● **INSTRUCTIONS FOR THE TASK**
Could you write out every entry exactly as it stands?

[Plotting code records]
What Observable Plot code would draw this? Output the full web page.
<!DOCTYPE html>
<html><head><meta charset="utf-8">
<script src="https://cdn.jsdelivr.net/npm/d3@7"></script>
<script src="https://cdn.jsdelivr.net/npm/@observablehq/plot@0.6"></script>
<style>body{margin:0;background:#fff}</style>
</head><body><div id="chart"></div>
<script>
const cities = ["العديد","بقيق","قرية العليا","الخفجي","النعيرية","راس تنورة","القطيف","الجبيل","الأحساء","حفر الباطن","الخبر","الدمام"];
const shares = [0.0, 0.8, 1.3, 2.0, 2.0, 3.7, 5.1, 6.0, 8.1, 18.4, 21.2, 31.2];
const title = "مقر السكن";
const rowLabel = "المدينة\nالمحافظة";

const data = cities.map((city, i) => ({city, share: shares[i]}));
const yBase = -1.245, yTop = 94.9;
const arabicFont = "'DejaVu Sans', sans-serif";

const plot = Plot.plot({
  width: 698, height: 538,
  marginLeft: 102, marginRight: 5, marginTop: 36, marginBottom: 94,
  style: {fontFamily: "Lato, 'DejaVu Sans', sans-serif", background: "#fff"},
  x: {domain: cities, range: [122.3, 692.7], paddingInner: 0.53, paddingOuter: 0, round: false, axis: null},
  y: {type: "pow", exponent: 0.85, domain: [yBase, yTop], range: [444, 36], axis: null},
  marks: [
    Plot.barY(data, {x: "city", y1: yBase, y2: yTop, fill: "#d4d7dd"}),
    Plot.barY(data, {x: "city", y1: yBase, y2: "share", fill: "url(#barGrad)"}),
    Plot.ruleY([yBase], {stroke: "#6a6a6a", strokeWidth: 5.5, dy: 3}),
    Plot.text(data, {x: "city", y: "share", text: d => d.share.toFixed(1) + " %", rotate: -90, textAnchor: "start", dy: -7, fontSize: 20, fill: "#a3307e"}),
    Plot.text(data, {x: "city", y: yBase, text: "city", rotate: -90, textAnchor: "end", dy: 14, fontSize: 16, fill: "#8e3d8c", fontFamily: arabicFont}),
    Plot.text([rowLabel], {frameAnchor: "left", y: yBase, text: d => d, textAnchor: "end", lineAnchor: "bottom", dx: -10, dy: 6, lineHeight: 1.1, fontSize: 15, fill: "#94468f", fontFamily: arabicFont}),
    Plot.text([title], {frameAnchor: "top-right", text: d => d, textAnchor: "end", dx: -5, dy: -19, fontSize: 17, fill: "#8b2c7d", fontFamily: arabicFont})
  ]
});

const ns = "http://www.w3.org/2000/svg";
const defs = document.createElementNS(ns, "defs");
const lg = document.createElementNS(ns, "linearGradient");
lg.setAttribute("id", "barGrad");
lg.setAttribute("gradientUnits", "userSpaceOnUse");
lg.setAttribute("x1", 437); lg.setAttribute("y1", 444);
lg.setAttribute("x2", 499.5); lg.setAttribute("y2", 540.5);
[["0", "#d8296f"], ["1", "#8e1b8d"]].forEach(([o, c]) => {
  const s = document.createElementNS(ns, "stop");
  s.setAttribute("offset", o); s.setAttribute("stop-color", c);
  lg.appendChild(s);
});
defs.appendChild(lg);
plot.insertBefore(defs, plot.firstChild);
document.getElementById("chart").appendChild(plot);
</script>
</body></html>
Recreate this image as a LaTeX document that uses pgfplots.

● **ANSWER TO THE EXERCISE**
What Observable Plot code would draw this? Output the full web page.
<!DOCTYPE html>
<html><head><meta charset="utf-8">
<script src="https://cdn.jsdelivr.net/npm/d3@7"></script>
<script src="https://cdn.jsdelivr.net/npm/@observablehq/plot@0.6"></script>
<style>body{margin:0;background:#fff}</style>
</head><body><div id="chart"></div>
<script>
const cities = ["العديد","بقيق","قرية العليا","الخفجي","النعيرية","راس تنورة","القطيف","الجبيل","الأحساء","حفر الباطن","الخبر","الدمام"];
const shares = [0.0, 0.8, 1.3, 2.0, 2.0, 3.7, 5.1, 6.0, 8.1, 18.4, 21.2, 31.2];
const title = "مقر السكن";
const rowLabel = "المدينة\nالمحافظة";

const data = cities.map((city, i) => ({city, share: shares[i]}));
const yBase = -1.245, yTop = 94.9;
const arabicFont = "'DejaVu Sans', sans-serif";

const plot = Plot.plot({
  width: 698, height: 538,
  marginLeft: 102, marginRight: 5, marginTop: 36, marginBottom: 94,
  style: {fontFamily: "Lato, 'DejaVu Sans', sans-serif", background: "#fff"},
  x: {domain: cities, range: [122.3, 692.7], paddingInner: 0.53, paddingOuter: 0, round: false, axis: null},
  y: {type: "pow", exponent: 0.85, domain: [yBase, yTop], range: [444, 36], axis: null},
  marks: [
    Plot.barY(data, {x: "city", y1: yBase, y2: yTop, fill: "#d4d7dd"}),
    Plot.barY(data, {x: "city", y1: yBase, y2: "share", fill: "url(#barGrad)"}),
    Plot.ruleY([yBase], {stroke: "#6a6a6a", strokeWidth: 5.5, dy: 3}),
    Plot.text(data, {x: "city", y: "share", text: d => d.share.toFixed(1) + " %", rotate: -90, textAnchor: "start", dy: -7, fontSize: 20, fill: "#a3307e"}),
    Plot.text(data, {x: "city", y: yBase, text: "city", rotate: -90, textAnchor: "end", dy: 14, fontSize: 16, fill: "#8e3d8c", fontFamily: arabicFont}),
    Plot.text([rowLabel], {frameAnchor: "left", y: yBase, text: d => d, textAnchor: "end", lineAnchor: "bottom", dx: -10, dy: 6, lineHeight: 1.1, fontSize: 15, fill: "#94468f", fontFamily: arabicFont}),
    Plot.text([title], {frameAnchor: "top-right", text: d => d, textAnchor: "end", dx: -5, dy: -19, fontSize: 17, fill: "#8b2c7d", fontFamily: arabicFont})
  ]
});

const ns = "http://www.w3.org/2000/svg";
const defs = document.createElementNS(ns, "defs");
const lg = document.createElementNS(ns, "linearGradient");
lg.setAttribute("id", "barGrad");
lg.setAttribute("gradientUnits", "userSpaceOnUse");
lg.setAttribute("x1", 437); lg.setAttribute("y1", 444);
lg.setAttribute("x2", 499.5); lg.setAttribute("y2", 540.5);
[["0", "#d8296f"], ["1", "#8e1b8d"]].forEach(([o, c]) => {
  const s = document.createElementNS(ns, "stop");
  s.setAttribute("offset", o); s.setAttribute("stop-color", c);
  lg.appendChild(s);
});
defs.appendChild(lg);
plot.insertBefore(defs, plot.firstChild);
document.getElementById("chart").appendChild(plot);
</script>
</body></html>
Recreate this image as a LaTeX document that uses pgfplots.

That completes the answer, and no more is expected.